Archaeological Ensemble of Mérida

From the Archaeological Ensemble of Mérida World Heritage inscription:

The Archaeological Ensemble of Mérida, located in Extremadura, Spain, has its origins in the year 25 BC when Augustus completed the conquest of the North of Hispania and founded the Colony of Augusta Emerita. The city was created as an idealized model of Rome and was the capital of Lusitania, the western-most province of the Roman Empire. Following Diocletian’s reform, it functioned as the capital of the Diocese of Hispania. It was also temporarily the royal seat of two Germanic peoples – the Suebi and the Visigoths – and under the Arabic dominion, Mérida was one of the three border capitals of Al-Andalus, together with Toledo and Zaragoza, ensuring control of the western part of the Iberian peninsula.

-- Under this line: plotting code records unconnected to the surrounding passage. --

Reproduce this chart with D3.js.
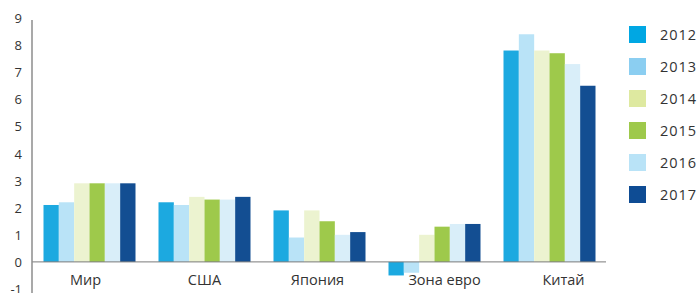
<!DOCTYPE html>
<html>
<head>
<meta charset="utf-8">
<script src="https://cdn.jsdelivr.net/npm/d3@7"></script>
<style>
  body { margin: 0; background: #fff; }
  svg { display: block; font-family: 'Open Sans', sans-serif; }
</style>
</head>
<body>
<svg id="chart" width="700" height="293"></svg>
<script>
const categories = ['Мир', 'США', 'Япония', 'Зона евро', 'Китай']
const years = ['2012', '2013', '2014', '2015', '2016', '2017']
const values2012 = [2.1, 2.2, 1.9, -0.5, 7.8]
const values2013 = [2.2, 2.1, 0.9, -0.4, 8.4]
const values2014 = [2.9, 2.4, 1.9, 1.0, 7.8]
const values2015 = [2.9, 2.3, 1.5, 1.3, 7.7]
const values2016 = [2.9, 2.3, 1.0, 1.4, 7.3]
const values2017 = [2.9, 2.4, 1.1, 1.4, 6.5]
const yTicks = [-1, 0, 1, 2, 3, 4, 5, 6, 7, 8, 9]

const barColors = ['#1ca9e0', '#b9e3f7', '#ecf3d0', '#9ec94b', '#d9eef9', '#134e92']
const legendColors = ['#00a7e3', '#8bcef1', '#dee9a0', '#9ec94b', '#b9e3f7', '#0e4c94']
// the source nudges some category labels off the group centre
const labelShift = [-4, 0, -2, 10, 14]

const series = [values2012, values2013, values2014, values2015, values2016, values2017]
const rows = []
series.forEach((vals, s) => {
  vals.forEach((v, c) => rows.push({ year: years[s], cat: categories[c], value: v }))
})

const svg = d3.select('#chart')
const axisX = 32

const xScale = d3.scaleBand()
  .domain(categories)
  .range([axisX, 607])
  .paddingInner(0.2)
  .paddingOuter(0.1)

const xInner = d3.scaleBand()
  .domain(years)
  .range([0, xScale.bandwidth()])

const yScale = d3.scaleLinear()
  .domain([-1, 9])
  .range([289, 18])

// bars
svg.append('g')
  .selectAll('rect')
  .data(rows)
  .join('rect')
  .attr('x', d => xScale(d.cat) + xInner(d.year))
  .attr('width', xInner.bandwidth())
  .attr('y', d => yScale(Math.max(0, d.value)))
  .attr('height', d => Math.abs(yScale(d.value) - yScale(0)))
  .attr('fill', d => barColors[years.indexOf(d.year)])

// zero line
svg.append('line')
  .attr('x1', axisX)
  .attr('x2', 606)
  .attr('y1', yScale(0))
  .attr('y2', yScale(0))
  .style('stroke', '#7a7a7a')
  .style('stroke-width', 1)

// y axis
const yAxis = d3.axisLeft(yScale)
  .tickValues(yTicks)
  .tickSize(0)
  .tickPadding(10)
  .tickFormat(d => d)

function customYAxis (g) {
  g.call(yAxis)
  g.select('.domain').remove()
  g.selectAll('.tick text')
    .attr('dy', '0.35em')
    .style('font-size', '13px')
    .style('font-family', 'Open Sans, sans-serif')
    .style('fill', '#333')
}

svg.append('g')
  .attr('transform', `translate(${axisX},0)`)
  .call(customYAxis)

svg.append('line')
  .attr('x1', axisX)
  .attr('x2', axisX)
  .attr('y1', 20)
  .attr('y2', 293)
  .style('stroke', '#8c8c8c')
  .style('stroke-width', 1.5)

// category labels
svg.append('g')
  .selectAll('text')
  .data(categories)
  .join('text')
  .attr('x', (d, i) => xScale(d) + xScale.bandwidth() / 2 + labelShift[i])
  .attr('y', 280)
  .attr('dy', '0.35em')
  .attr('text-anchor', 'middle')
  .style('font-size', '14.5px')
  .style('fill', '#333')
  .text(d => d)

// legend
const legend = svg.append('g')
  .selectAll('g')
  .data(years)
  .join('g')
  .attr('transform', (d, i) => `translate(629,${26 + i * 32})`)

legend.append('rect')
  .attr('width', 17)
  .attr('height', 17)
  .attr('fill', (d, i) => legendColors[i])

legend.append('text')
  .attr('x', 31)
  .attr('y', 8.5)
  .attr('dy', '0.35em')
  .style('font-size', '14.5px')
  .style('letter-spacing', '1px')
  .style('fill', '#333')
  .text(d => d)
</script>
</body>
</html>
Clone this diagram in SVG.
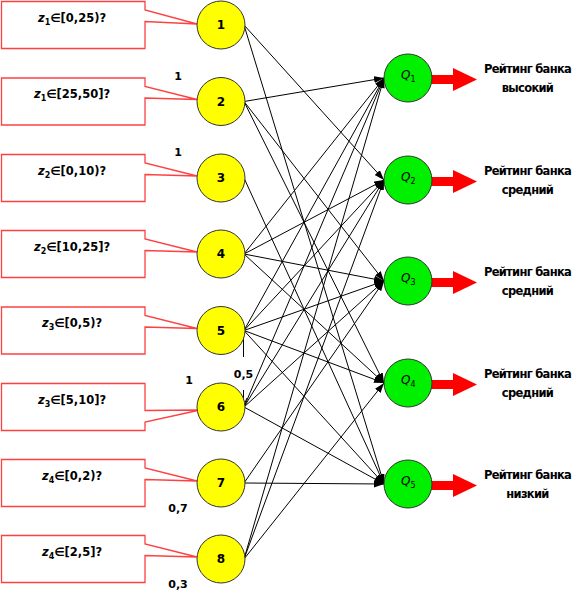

The modern city of Mérida has been built on top of Emerita; yet, archaeological remains are well preserved and still evidence the Roman city. The 22 component parts of the property comprise an area of 31 ha. These include buildings for entertainment (theatre and amphitheater), the public architecture of the Forum and other spaces of power (provincial forum), engineering works (bridges, the dike, cutwater and clean and wastewater systems), and religious buildings, such as the Temple of Diana or the Temple of Marte. The property also includes excellent examples of private architecture, such as the Casa del Anfiteatro, La Casa Basílica, or Casa del Mitreo, which represent daily life. Most of the elements are located within the walled area of the Roman colony, but some are found outside its walls, such as the dams, aqueducts or thermal baths of Alange, in a natural environment and a landscape that has remained comparable to one of Roman times.


Mérida is a city in the Extremadura region of Spain with a population of 60,000. The city was originally founded as a Roman colony and it is best known of its Roman ruins.

The Roman ruins in the city are probably the best in the entire Iberian peninsula and among the best in the world. In addition to the signature Roman theater (see above), there is also a well-preserved aqueduct, one of the longest Roman bridges in the world, an amphitheater, arches, and a circus. The museum of Roman artifacts is one of the best museums of its kind that I have ever seen in the world.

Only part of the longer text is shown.